A sermon for Christmas Eve
Luke 2:1-20
As the bright lights and noise of this anything but silent night began to dwindle into the pre-dawn stillness which is not very still with a newborn lying near you Mary did the best sort of thing you can do in those hours besides sleep – she pondered. She treasured.
The footsteps of the Shepherds and their shouts of alleluia receded into the distance, the angels gave their singing a rest, and I’d wager anyone that Joseph was completely comatose from overload, snoring in a corner. I know because I’ve been there. But Mary sat awake next to her newborn son wrapped in swaddling clothes and lying in a manger, pondering. Treasuring.
The tendency of artists, poets, songwriters, theologians and everyone else has been to interpret this attitude of Mary’s as nostalgia.
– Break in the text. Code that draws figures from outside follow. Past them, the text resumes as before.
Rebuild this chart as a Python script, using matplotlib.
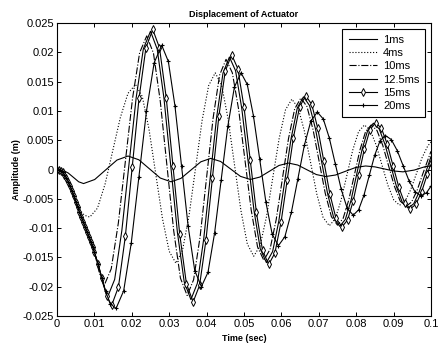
import matplotlib
matplotlib.use("Agg")
import matplotlib.pyplot as plt

plt.rcParams['font.family'] = ['Liberation Sans', 'DejaVu Sans']

# time in ms, amplitude in mm (converted to s and m when plotting)
t1 = [0,1.5,3,4.5,5.8, 7.1,10.08,13.05,16.03, 19.0,21.88,24.75,27.63, 30.5,33.15,35.8,38.45,
      41.1,43.75,46.4,49.05, 51.7,54.25,56.8,59.35, 61.9,64.38,66.85,69.33, 71.8,74.48,77.15,79.83,
      82.5,85.0,87.5,90.0, 92.5,95.5,98.5,100]
v1 = [0,-0.1,-0.6,-1.4,-2.1, -2.4,-1.71,-0.05,1.61, 2.3,1.66,0.1,-1.46, -2.1,-1.51,-0.1,1.31,
      1.9,1.37,0.1,-1.17, -1.7,-1.29,-0.3,0.69, 1.1,0.76,-0.05,-0.86, -1.2,-0.94,-0.3,0.34,
      0.6,0.45,0.1,-0.25, -0.4,-0.1,0.5,0.6]

t4 = [0,1,2,3,4,5,6,7,8, 8.8,10.83,12.87,14.9,16.93,18.97, 21.0,22.8,24.6,26.4,28.2,30.0,
      31.8,33.55,35.3,37.05,38.8,40.55, 42.3,44.02,45.73,47.45,49.17,50.88, 52.6,54.3,56.0,57.7,59.4,61.1,
      62.8,64.47,66.13,67.8,69.47,71.13, 72.8,74.37,75.93,77.5,79.07,80.63, 82.2,83.77,85.33,86.9,88.47,90.03,
      91.6,93.1,94.6,96.1,97.6,99.1,100]
v4 = [0,-0.2,-0.9,-2.1,-3.7,-5.4,-6.8,-7.6,-8.0, -8.1,-6.59,-2.45,3.2,8.85,12.99, 14.5,12.46,6.88,-0.75,-8.38,-13.96,
      -16.0,-13.82,-7.88,0.25,8.38,14.32, 16.5,14.4,8.68,0.85,-6.98,-12.7, -14.8,-13.0,-8.1,-1.4,5.3,10.2,
      12.0,10.55,6.6,1.2,-4.2,-8.15, -9.6,-8.45,-5.3,-1.0,3.3,6.45, 7.6,6.68,4.18,0.75,-2.68,-5.18,
      -6.1,-5.38,-3.4,-0.7,2.0,3.98,4.7]

t10 = [0,1,2,3,4,5,6,7,8,9,10,11.3, 12.6,14.5,16.4,18.3,20.2,22.1, 24.0,25.8,27.6,29.4,31.2,33.0,
       34.8,36.53,38.27,40.0,41.73,43.47, 45.2,46.88,48.57,50.25,51.93,53.62, 55.3,56.95,58.6,60.25,61.9,63.55,
       65.2,66.83,68.47,70.1,71.73,73.37, 75.0,76.5,78.0,79.5,81.0,82.5, 84.0,85.55,87.1,88.65,90.2,91.75,
       93.3,94.8,96.3,97.8,100]
v10 = [0,-0.2,-0.9,-2.1,-3.7,-5.5,-7.2,-8.9,-10.6,-12.3,-14.1,-17.6, -19.8,-16.95,-9.15,1.5,12.15,19.95,
       22.8,19.83,11.73,0.65,-10.43,-18.53, -21.5,-18.8,-11.43,-1.35,8.73,16.1, 18.8,16.5,10.23,1.65,-6.93,-13.2,
       -15.5,-13.64,-8.58,-1.65,5.28,10.34, 12.2,10.75,6.78,1.35,-4.08,-8.05, -9.5,-8.35,-5.23,-0.95,3.33,6.45,
       7.6,6.67,4.13,0.65,-2.83,-5.37, -6.3,-5.56,-3.53,-0.75,3.11]

t125 = [0,1,2,3,4,5,6,7,8,9,10,11,12.2, 13.5,15.42,17.33,19.25,21.17,23.08, 25.0,26.8,28.6,30.4,32.2,34.0,
        35.8,37.52,39.23,40.95,42.67,44.38, 46.1,47.75,49.4,51.05,52.7,54.35, 56.0,57.65,59.3,60.95,62.6,64.25,
        65.9,67.52,69.13,70.75,72.37,73.98, 75.6,77.1,78.6,80.1,81.6,83.1, 84.6,86.15,87.7,89.25,90.8,92.35,
        93.9,95.4,96.9,98.4,100]
v125 = [0,-0.2,-0.9,-2.1,-3.7,-5.5,-7.2,-8.9,-10.6,-12.3,-14.1,-16.2,-19.3, -21.8,-18.76,-10.45,0.9,12.25,20.56,
        23.6,20.53,12.15,0.7,-10.75,-19.13, -22.2,-19.43,-11.85,-1.5,8.85,16.43, 19.2,16.85,10.43,1.65,-7.13,-13.55,
        -15.9,-14.0,-8.83,-1.75,5.33,10.5, 12.4,10.92,6.88,1.35,-4.18,-8.22, -9.7,-8.52,-5.3,-0.9,3.5,6.72,
        7.9,6.93,4.28,0.65,-2.98,-5.63, -6.6,-5.83,-3.73,-0.85,2.2]

t15 = [0,0.5,1,1.5,2,2.5,3,3.5,4,4.5,5,5.5,6,6.5,7,7.5,8,8.5,9,9.5,10,11,12,13.3,
       14.6,16.43,18.27,20.1,21.93,23.77, 25.6,27.4,29.2,31.0,32.8,34.6,
       36.4,38.12,39.83,41.55,43.27,44.98, 46.7,48.35,50.0,51.65,53.3,54.95, 56.6,58.25,59.9,61.55,63.2,64.85,
       66.5,68.12,69.73,71.35,72.97,74.58, 76.2,77.7,79.2,80.7,82.2,83.7, 85.2,86.75,88.3,89.85,91.4,92.95,
       94.5,96.0,97.5,99.0,100]
v15 = [0,-0.05,-0.2,-0.5,-0.9,-1.45,-2.1,-2.9,-3.7,-4.6,-5.5,-6.35,-7.2,-8.05,-8.9,-9.75,-10.6,-11.45,-12.3,-13.2,
       -14.1,-16.2,-18.5,-21.6,
       -23.2,-20.04,-11.43,0.35,12.13,20.74,
       23.9,20.78,12.28,0.65,-10.98,-19.48, -22.6,-19.77,-12.05,-1.5,9.05,16.77, 19.6,17.2,10.65,1.7,-7.25,-13.8,
       -16.2,-14.27,-9.0,-1.8,5.4,10.67, 12.6,11.1,7.0,1.4,-4.2,-8.3, -9.8,-8.61,-5.35,-0.9,3.55,6.81,
       8.0,7.02,4.33,0.65,-3.03,-5.72, -6.7,-5.92,-3.78,-0.85,1.15]

t20 = [0,0.5,1,1.5,2,2.5,3,3.5,4,4.5,5,5.5,6,6.5,7,7.5,8,8.5,9,9.5,10,11,12,13,14.2,
       15.8,17.83,19.87,21.9,23.93,25.97, 28.0,29.77,31.53,33.3,35.07,36.83,
       38.6,40.37,42.13,43.9,45.67,47.43, 49.2,50.87,52.53,54.2,55.87,57.53, 59.2,60.93,62.67,64.4,66.13,67.87,
       69.6,71.2,72.8,74.4,76.0,77.6, 79.2,80.63,82.07,83.5,84.93,86.37, 87.8,89.38,90.97,92.55,94.13,95.72,
       97.3,98.8,100]
v20 = [0,-0.05,-0.2,-0.5,-0.9,-1.45,-2.1,-2.9,-3.7,-4.6,-5.5,-6.35,-7.2,-8.05,-8.9,-9.75,-10.6,-11.45,-12.3,-13.2,
       -14.1,-16.2,-18.5,-20.8,-22.9,
       -23.7,-20.69,-12.48,-1.25,9.98,18.19,
       21.2,18.44,10.9,0.6,-9.7,-17.24, -20.0,-17.55,-10.88,-1.75,7.38,14.05, 16.5,14.52,9.13,1.75,-5.63,-11.02,
       -13.0,-11.47,-7.3,-1.6,4.1,8.27, 9.8,8.62,5.4,1.0,-3.4,-6.62, -7.8,-6.89,-4.4,-1.0,2.4,4.89,
       5.8,5.11,3.23,0.65,-1.93,-3.81, -4.5,-3.96,-2.85]

labels = ['1ms', '4ms', '10ms', '12.5ms', '15ms', '20ms']
xticks = [0, 0.01, 0.02, 0.03, 0.04, 0.05, 0.06, 0.07, 0.08, 0.09, 0.1]
xticklabels = ['0', '0.01', '0.02', '0.03', '0.04', '0.05', '0.06', '0.07', '0.08', '0.09', '0.1']
yticks = [-0.025, -0.02, -0.015, -0.01, -0.005, 0, 0.005, 0.01, 0.015, 0.02, 0.025]
yticklabels = ['-0.025', '-0.02', '-0.015', '-0.01', '-0.005', '0', '0.005', '0.01', '0.015', '0.02', '0.025']


def s(t):
    return [x / 1000.0 for x in t]


fig = plt.figure(figsize=(4.4, 3.51), dpi=100)
ax = fig.add_axes([57 / 440, 35 / 351, 374 / 440, 293 / 351])

lw = 0.8
ax.plot(s(t1), s(v1), '-', color='k', lw=lw, label=labels[0])
ax.plot(s(t4), s(v4), ':', color='k', lw=lw, label=labels[1])
ax.plot(s(t10), s(v10), '-.', color='k', lw=lw, label=labels[2])
ax.plot(s(t125), s(v125), '-', color='k', lw=lw, label=labels[3])
ax.plot(s(t15), s(v15), '-', color='k', lw=lw, marker='d', ms=4, mfc='white', mec='k', mew=0.7,
        label=labels[4])
ax.plot(s(t20), s(v20), '-', color='k', lw=lw, marker='+', ms=3, mew=0.8, label=labels[5])

ax.set_xlim(0, 0.1)
ax.set_ylim(-0.025, 0.025)
ax.set_xticks(xticks)
ax.set_xticklabels(xticklabels)
ax.set_yticks(yticks)
ax.set_yticklabels(yticklabels)
ax.tick_params(direction='in', top=True, right=True, labelsize=8, length=3, width=0.7, pad=2)
for sp in ax.spines.values():
    sp.set_linewidth(0.8)

ax.set_title('Displacement of Actuator', fontsize=6.5, fontweight='bold', pad=4)
ax.set_xlabel('Time (sec)', fontsize=6.5, fontweight='bold', labelpad=4)
ax.set_ylabel('Amplitude (m)', fontsize=6.5, fontweight='bold', labelpad=1)

leg = ax.legend(loc='upper right', fontsize=8, frameon=True, fancybox=False, framealpha=1,
                edgecolor='k', handlelength=2.6, borderpad=0.55, labelspacing=0.3, handletextpad=0.5,
                borderaxespad=0.5)
leg.get_frame().set_linewidth(0.8)

fig.savefig('out.png', dpi=100)
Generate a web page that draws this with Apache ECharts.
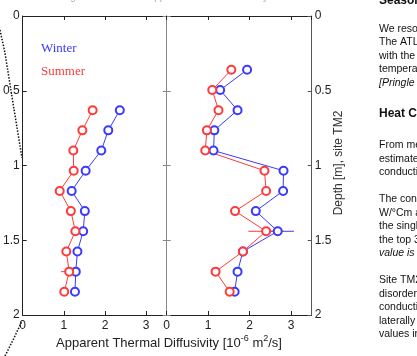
<!DOCTYPE html>
<html>
<head>
<meta charset="utf-8">
<script src="https://cdn.jsdelivr.net/npm/echarts@6/dist/echarts.min.js"></script>
<style>
html, body { margin: 0; padding: 0; background: #fff; }
#chart { width: 417px; height: 356px; }
</style>
</head>
<body>
<div id="chart"></div>
<script>
// depths [m] of the sensors
const depthLeft  = [0.63, 0.765, 0.9, 1.035, 1.17, 1.305, 1.44, 1.575, 1.71, 1.845]
const depthRight = [0.36, 0.495, 0.63, 0.765, 0.9, 1.035, 1.17, 1.305, 1.44, 1.575, 1.71, 1.845]

// apparent thermal diffusivity [1e-6 m2/s]
const winterLeft  = [2.36, 2.08, 1.91, 1.53, 1.19, 1.51, 1.47, 1.33, 1.29, 1.27]
const summerLeft  = [1.70, 1.45, 1.23, 1.24, 0.90, 1.17, 1.28, 1.06, 1.13, 1.01]
const winterRight = [1.94, 1.29, 1.71, 1.15, 1.13, 2.82, 2.81, 2.15, 2.68, 1.84, 1.71, 1.64]
const summerRight = [1.56, 1.10, 1.25, 0.97, 0.93, 2.36, 2.40, 1.65, 2.40, 1.84, 1.18, 1.52]

// half widths of the error bars
const winterLeftErr  = [0.07, 0.07, 0.07, 0.07, 0.07, 0.07, 0.07, 0.07, 0.07, 0.07]
const summerLeftErr  = [0.07, 0.07, 0.07, 0.07, 0.07, 0.07, 0.07, 0.07, 0.2, 0.07]
const winterRightErr = [0.07, 0.07, 0.07, 0.07, 0.07, 0.07, 0.07, 0.07, 0.39, 0.07, 0.07, 0.07]
const summerRightErr = [0.07, 0.07, 0.07, 0.07, 0.07, 0.07, 0.07, 0.1, 0.43, 0.07, 0.07, 0.07]

const BLUE = '#3a3aff', RED = '#ff3a3a'
const FONT = 'Liberation Sans, Arial, sans-serif'

// page text on the right, cut off by the crop
const pageText = [
  { t: 'Seasonal', y: 0.5, bold: true },
  { t: 'We resolved', y: 29 },
  { t: 'The ATL', y: 42.5 },
  { t: 'with the', y: 56 },
  { t: 'temperature', y: 69.5 },
  { t: '[Pringle et al.', y: 83, italic: true },
  { t: 'Heat Conductivity', y: 114, bold: true },
  { t: 'From measured', y: 145.5 },
  { t: 'estimated', y: 159 },
  { t: 'conductivity', y: 172.5 },
  { t: 'The conductivity', y: 199.5 },
  { t: 'W/°Cm and', y: 213 },
  { t: 'the single', y: 226.5 },
  { t: 'the top 30', y: 240 },
  { t: 'value is', y: 253.5, italic: true },
  { t: 'Site TM2', y: 280.5 },
  { t: 'disordered', y: 294 },
  { t: 'conductivity', y: 307.5 },
  { t: 'laterally', y: 321 },
  { t: 'values in', y: 334.5 },
]

const chart = echarts.init(document.getElementById('chart'), null, { renderer: 'canvas' })

const tickStyle = color => ({ show: true, inside: true, length: 4, lineStyle: { color, width: 1 } })
const labelStyle = { color: '#222', fontSize: 12, fontFamily: FONT }

function xAx(grid, pos, labels) {
  return {
    type: 'value', gridIndex: grid, position: pos, min: 0, max: 3.5, interval: 1,
    axisLine: { show: true, onZero: false, lineStyle: { color: '#222', width: 1 } },
    axisTick: tickStyle('#222'),
    axisLabel: labels ? { ...labelStyle, margin: 5, showMaxLabel: false } : { show: false },
    splitLine: { show: false },
  }
}
function yAx(grid, pos, labels, color) {
  return {
    type: 'value', gridIndex: grid, position: pos, inverse: true, min: 0, max: 2, interval: 0.5,
    axisLine: { show: true, onZero: false, lineStyle: { color, width: 1 } },
    axisTick: tickStyle(color),
    axisLabel: labels ? { ...labelStyle, margin: 3 } : { show: false },
    splitLine: { show: false },
  }
}

function lineSeries(name, vals, depths, color, ai) {
  return {
    type: 'line', name, xAxisIndex: ai, yAxisIndex: ai,
    data: vals.map((v, i) => [v, depths[i]]),
    symbol: 'emptyCircle', symbolSize: 8, z: 4,
    itemStyle: { color, borderWidth: 1 },
    lineStyle: { color, width: 1 },
  }
}
function errSeries(vals, errs, depths, color, ai) {
  return {
    type: 'custom', coordinateSystem: 'cartesian2d', xAxisIndex: ai, yAxisIndex: ai, silent: true, z: 3,
    data: vals.map((v, i) => [v - errs[i], v + errs[i], depths[i]]),
    encode: { x: [0, 1], y: 2 },
    renderItem: (params, api) => {
      const a = api.coord([api.value(0), api.value(2)])
      const b = api.coord([api.value(1), api.value(2)])
      return { type: 'line', shape: { x1: a[0], y1: a[1], x2: b[0], y2: b[1] }, style: { stroke: color, lineWidth: 1 } }
    },
  }
}

const option = {
  animation: false,
  grid: [
    { left: 22.7, top: 16, width: 144, height: 299 },
    { left: 166.7, top: 16, width: 145, height: 299 },
  ],
  xAxis: [xAx(0, 'bottom', true), xAx(0, 'top', false), xAx(1, 'bottom', true), xAx(1, 'top', false)],
  yAxis: [yAx(0, 'left', true, '#222'), yAx(0, 'right', false, '#888'), yAx(1, 'left', false, '#888'), yAx(1, 'right', true, '#555')],
  series: [
    errSeries(winterLeft, winterLeftErr, depthLeft, BLUE, 0),
    errSeries(summerLeft, summerLeftErr, depthLeft, RED, 0),
    errSeries(winterRight, winterRightErr, depthRight, BLUE, 2),
    errSeries(summerRight, summerRightErr, depthRight, RED, 2),
    lineSeries('Winter', winterLeft, depthLeft, BLUE, 0),
    lineSeries('Summer', summerLeft, depthLeft, RED, 0),
    lineSeries('Winter', winterRight, depthRight, BLUE, 2),
    lineSeries('Summer', summerRight, depthRight, RED, 2),
  ],
  graphic: [
    // legend words
    { type: 'text', left: 41, top: 42, style: { text: 'Winter', fill: BLUE, font: '13px "Liberation Serif", serif' } },
    { type: 'text', left: 41, top: 65, style: { text: 'Summer', fill: RED, font: '13px "Liberation Serif", serif' } },
    // axis titles
    {
      type: 'text', x: 169, y: 343,
      style: {
        text: 'Apparent Thermal Diffusivity [10{s|-6} m{s|2}/s]',
        fill: '#222', font: '13px ' + FONT, align: 'center', verticalAlign: 'middle',
        rich: { s: { fontSize: 9, verticalAlign: 'top', padding: [0, 0, 8, 0], fill: '#222', fontFamily: FONT } },
      },
    },
    {
      type: 'text', x: 339, y: 163, rotation: Math.PI / 2,
      style: { text: 'Depth [m], site TM2', fill: '#333', font: '12px ' + FONT, align: 'center', verticalAlign: 'middle' },
    },
    // cut-off caption above
    { type: 'text', x: 62, y: 2, style: { text: 'Figure 6. Seasonal apparent thermal diffusivity', fill: '#aaa', font: '10px ' + FONT, verticalAlign: 'bottom' } },
    // dotted zoom guides
    { type: 'polyline', shape: { points: [[0, 30], [5, 53], [12, 97], [22, 158]] }, style: { stroke: '#111', lineWidth: 1.5, lineDash: [1.5, 1.5], fill: null } },
    { type: 'polyline', shape: { points: [[5, 356], [14, 338], [22, 321]] }, style: { stroke: '#111', lineWidth: 1.5, lineDash: [1.5, 1.5], fill: null } },
    // page text
    ...pageText.map(l => ({
      type: 'text', x: 379, y: l.y,
      style: {
        text: l.t, fill: '#111', verticalAlign: 'middle',
        font: (l.italic ? 'italic ' : '') + (l.bold ? 'bold 12px ' : '10.5px ') + FONT,
      },
    })),
  ],
}

chart.setOption(option)
</script>
</body>
</html>
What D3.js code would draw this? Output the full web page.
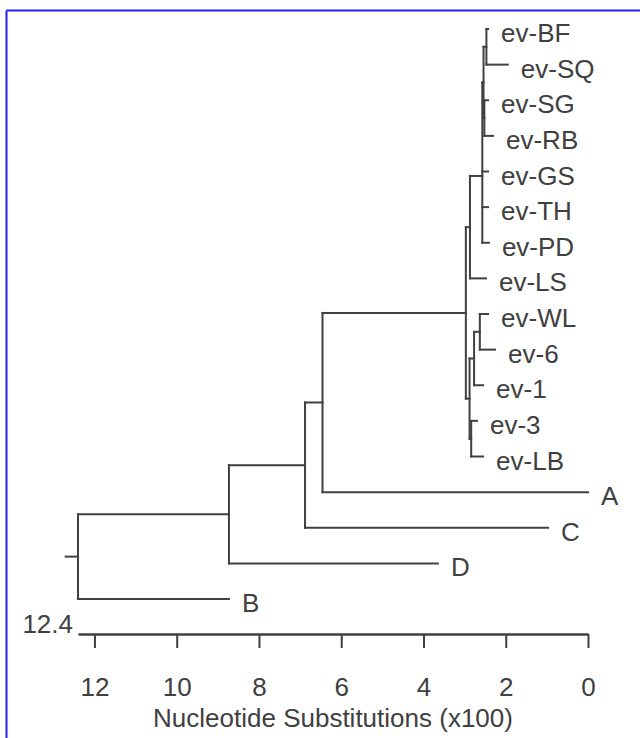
<!DOCTYPE html>
<html><head><meta charset="utf-8">
<script src="https://cdn.jsdelivr.net/npm/d3@7"></script>
<style>html,body{margin:0;padding:0;background:#fff}</style>
</head><body>
<svg id="chart" width="640" height="738"></svg>
<script>
// Leaves in display order, with tip positions on the axis (substitutions x100)
const leafNames = ["ev-BF","ev-SQ","ev-SG","ev-RB","ev-GS","ev-TH","ev-PD","ev-LS","ev-WL","ev-6","ev-1","ev-3","ev-LB","A","C","D","B"];
const leafHeights = [2.43,1.95,2.43,2.31,2.43,2.43,2.41,2.48,2.43,2.26,2.55,2.70,2.55,0,0.97,3.65,8.73];
// Internal nodes
const nodeNames = ["N1","N2","S","X","E1","W2","Y","Z","E2","E","N322","N305","N229","root"];
const nodeChildren = [["ev-BF","ev-SQ"],["ev-SG","ev-RB"],["N1","N2"],["S","ev-GS","ev-TH","ev-PD"],["X","ev-LS"],["ev-WL","ev-6"],["W2","ev-1"],["ev-3","ev-LB"],["Y","Z"],["E1","E2"],["E","A"],["N322","C"],["N305","D"],["N229","B"]];
const nodeHeights = [2.47,2.52,2.54,2.57,2.87,2.63,2.77,2.84,2.88,2.97,6.455,6.88,8.73,12.4];
const rootStub = 12.7;
const scaleLabel = "12.4";
const tickValues = [12,10,8,6,4,2,0];
const axisTitle = "Nucleotide Substitutions (x100)";

const FONT = "'Liberation Sans', Arial, sans-serif";
const INK = "#404040";
const FS = 26;

const svg = d3.select("#chart");
// blue frame (top and left edges)
svg.append("line").attr("x1",6.5).attr("y1",10.5).attr("x2",640).attr("y2",10.5).attr("stroke","#1f1fff").attr("stroke-width",2);
svg.append("line").attr("x1",6.5).attr("y1",10.5).attr("x2",6.5).attr("y2",738).attr("stroke","#1f1fff").attr("stroke-width",2);

// build hierarchy
const map = new Map();
leafNames.forEach((n,i)=>map.set(n,{name:n,h:leafHeights[i]}));
nodeNames.forEach((n,i)=>map.set(n,{name:n,h:nodeHeights[i]}));
nodeNames.forEach((n,i)=>{map.get(n).children = nodeChildren[i].map(c=>map.get(c));});
const root = d3.hierarchy(map.get("root"));

const x = d3.scaleLinear().domain([12.4,0]).range([78,588]);
const y = d3.scalePoint().domain(leafNames).range([29,599]);

root.eachAfter(d=>{
  if(!d.children) d.y = y(d.data.name);
  else d.y = d3.mean(d.children, c=>c.y);
});

const g = svg.append("g").attr("fill","none").attr("stroke",INK).attr("stroke-width",2).attr("stroke-linecap","square");
root.each(d=>{
  if(!d.children) return;
  const xn = x(d.data.h);
  g.append("line").attr("x1",xn).attr("x2",xn)
    .attr("y1",d3.min(d.children,c=>c.y)).attr("y2",d3.max(d.children,c=>c.y));
  d.children.forEach(c=>{
    g.append("line").attr("x1",xn).attr("x2",x(c.data.h)).attr("y1",c.y).attr("y2",c.y);
  });
});
g.append("line").attr("x1",x(rootStub)).attr("x2",x(root.data.h)).attr("y1",root.y).attr("y2",root.y);

// leaf labels
svg.append("g").selectAll("text").data(root.leaves()).join("text")
  .attr("x",d=>x(d.data.h)+13).attr("y",d=>d.y+13)
  .attr("font-family",FONT).attr("font-size",FS).attr("fill",INK)
  .text(d=>d.data.name);

// axis
const axis = d3.axisBottom(x).tickValues(tickValues).tickSize(14).tickSizeOuter(0).tickPadding(30).tickFormat(d3.format("d"));
const ag = svg.append("g").attr("transform","translate(0,634)").call(axis);
ag.select(".domain").attr("stroke",INK).attr("stroke-width",2.5);
ag.selectAll(".tick line").attr("stroke",INK).attr("stroke-width",2);
ag.selectAll(".tick text").attr("font-family",FONT).attr("font-size",FS).attr("fill",INK);

svg.append("text").attr("x",73).attr("y",633).attr("text-anchor","end")
  .attr("font-family",FONT).attr("font-size",FS).attr("fill",INK).text(scaleLabel);

svg.append("text").attr("x",333).attr("y",727).attr("text-anchor","middle")
  .attr("font-family",FONT).attr("font-size",FS).attr("fill",INK).text(axisTitle);
</script>
</body></html>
Mary looks down at the child in the manger with the kind of gentle glowy love and amazement that suggests she has just been a part of something miraculous. In our imagination the post-labor glow is a suffix on the end of the annunciation: the resolution of the story which began when Gabriel came to tell a frightened young girl from Nazareth that her life was about to change forever.
But though it makes a nice holiday card to think of the scene this way we can only do so by forgetting who Mary is. This is no shrinking violet. This is the composer of the magnificat, who said that God would cast out the rich and powerful and feed the poor and hungry – and would do so through her. This is the woman who faced a general in the army of Heaven giving her orders that would have seemed impossible to any of us, and said, in essence, “I can do that.” Having traveled 80 miles on foot from Nazareth to Bethlehem while in the last stages of pregnancy, and just toughed out labor and childbirth without any painkillers or even any assistance but her inexperienced and most likely terrified fiancĂ©e… she was not now going to sit there and blush at her accomplishment like it caught her by surprise. This is not your meek and mild Disney heroine. This is Theotokos – the Mother of God.
Mary was not pondering what had just happened, so much as she was treasuring what she knew was coming ahead.
You see, though giving birth is a miraculous feat it pales beside what Mary did next. Without choirs of angels, or shepherds or wise men, or strange stars, or kings, or any of these things she would be a mother to God. When Gabriel had announced that she had been chosen it was not for just those 9 months to carry some extra weight around, feel her organs and bones shifting, her womb expanding and then suddenly to end one wild night in Bethlehem. Gabriel was saying in essence that God trusted her to be the person who would take him to her breast when he cried. God trusted her to keep him warm and safe when his eyes couldn’t even see the full spectrum of color, let alone the ends of the universe. When God couldn’t recognize a human face, let alone design one. When God couldn’t conceive of time, or self, or good, or evil… God would trust her to be the person who shelters and sustains and teaches all these things. God would trust her to be his mother.
As Mary looked into that manger, while the world slept, she pondered the job ahead of her. She would be the one to teach Jesus to walk, to play, to love, and to forgive. She would be the one to dust off scraped knees, and scold him for misbehaving. She would help him grow to know himself as a man, as the first man – the human being on which all other human beings are modeled. The word made flesh.
Not only for the role she played on that night in Bethlehem, but for the role she played over decades we have known her as Mary, the Mother of God.